Review: It's Adam & Shelley, BBC3, Sunday, 9:30pm

DESCRIBED AS “slightly surreal”, this sketch show from sibling scriptwriters “Adam & Shelley” Longworth delivers a plethora of new characters to your previously quiet and unsullied screen.

In the first episode we’re introduced to goth siblings Jake and Tilly, the relationship of which seems to boil down to Tilly making Jake do something inane, gross and usually violating to random people in public spaces. Although perhaps we should be impressed at the show’s capacity for providing so many layers of offence and disgust in such a short space of time.

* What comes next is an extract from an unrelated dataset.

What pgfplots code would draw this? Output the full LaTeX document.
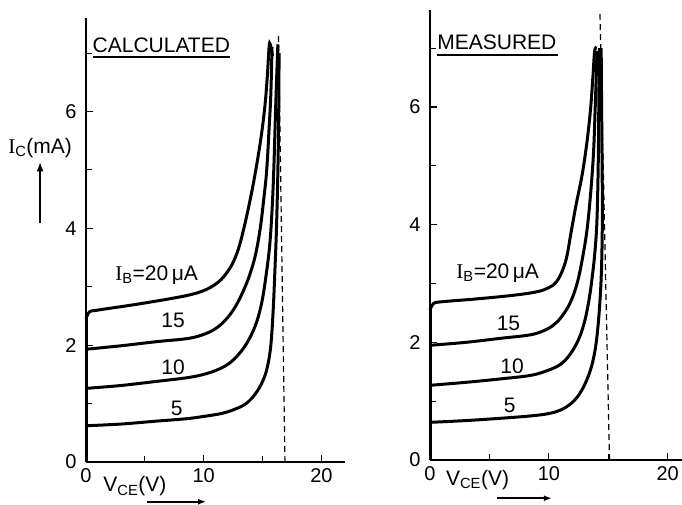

I can’t help but skip quickly over the generic Australian scientists, Brett and Shane, brimming with stereotypical Aussie jokes. Chelsea Sheraton shows up to take us through a few more painfully limp minutes and leads us into one of the vaguely funny sketches, “Orc Dad”. I say funny because the concept, as in some parts of the show, is actually quite promising. Orc Dad’s daughter has brought her boyfriend round who soon finds himself proving his worth through conjuring tricks. Orc Dad, however, is still left struggling with finding the end of the sellotape having been subdued by shadow puppets.

Instead of sticking with some of the potentially funny concepts and keeping it at a slightly more cerebral level where comedy could follow, each sketch ends up resorting to the lowest common denominator and misses the mark entirely.

Brucie and Lucky Lee are prime examples of this. A rip off of poorly dubbed imported East Asian cinema and television, It’s Adam & Shelley actually delivers a quality comedy interpretation in movement, effects quality and dubbing, but the sketch’s content is sorely lacking in enough amusement to make the characters an overall success.

If you’ve watched any other BBC3 sketch shows then welcome to Groundhog Day. A sketch show format is, inevitably, formulaic but BBC3 comedies have almost always been about gross-out comedy and “It’s Adam & Shelley” keeps up the tradition.

A second episode might see the characters become a little more refined, a bit like polishing a rough diamond. Except this isn’t a diamond, and I’d be dropping to the show’s level if I wrote what they’d really be polishing. BBC3 has pulled off gross-out comedy in some really funny ways in the past but this isn’t one of them.